Jacques Tourneur, 1944 (États-Unis)
Toujours aux Etats-Unis, Jacques Tourneur met de côté quelque temps le fantastique (La féline, 1942, L’homme léopard, 1943) pour saisir sur pellicules un récit moins surprenant dans une mise en scène vaguement hitchcockienne.
Allida Bederaux (Hedy Lamarr) inquiète son mari (Paul Lukas) qui par conséquent, mais avec discrétion, demande l’avis du respectable docteur Huntington Bailey à son sujet (George Brent). En imaginant la jeune femme dans un champ de marguerites et envoûté par un portrait la représentant, Bailey tombe sous le charme. Ça tombe bien le mari s’avère être un monstre.
Le principal attrait d’Angoisse réside dans l’insertion du fantastique en filigrane : l’entrée en matière (le train lancé dans la nuit pendant qu’un orage strie le ciel de ses éclairs), le motif du portrait qui paraît doté d’un pouvoir obscur (le tableau d’Allida, le buste géant à l’allure de gorgone), un escalier dérobé, une mort soudaine et des secrets révélés. Même la clairvoyance de Bailey ou la folie du mari ajoutent au mystère.
Malgré son charme (pensons à l’atmosphère et aux évocations psychologiques*), nombreux reconnaissent qu’Angoisse est mineur dans l’œuvre de Tourneur. Son dénouement est un peu hâtif. Le souvenir du film s’estompe vite (même si l’explosion de la maison est impressionnante) et la comparaison avec Hantise de Cukor (dont le sujet est proche et sorti la même année dans les salles américaines) ne le met pas en valeur.
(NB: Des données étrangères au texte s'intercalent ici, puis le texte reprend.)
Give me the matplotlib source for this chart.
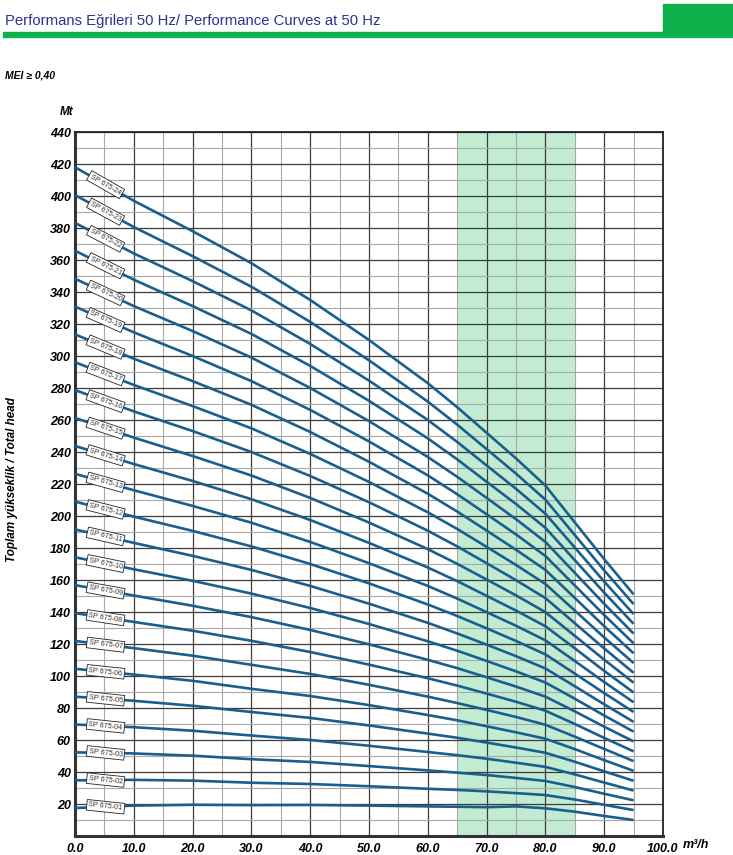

* Le médecin fait appel à la psychologie pour éclairer le comportement d’Allida et, un peu comme dans La maison du docteur Edwardes l’année suivante, il est amusant d’entendre la discipline presque présentée comme une nouveauté scientifique.
Il y a aussi Le Château du Dragon de Mankiewicz de1946, qui possède un peu la même ambiance en plus gothique.
Tu ne crois pas si bien dire, je vais voir ce film ces jours-ci, il vient de m’être prêté.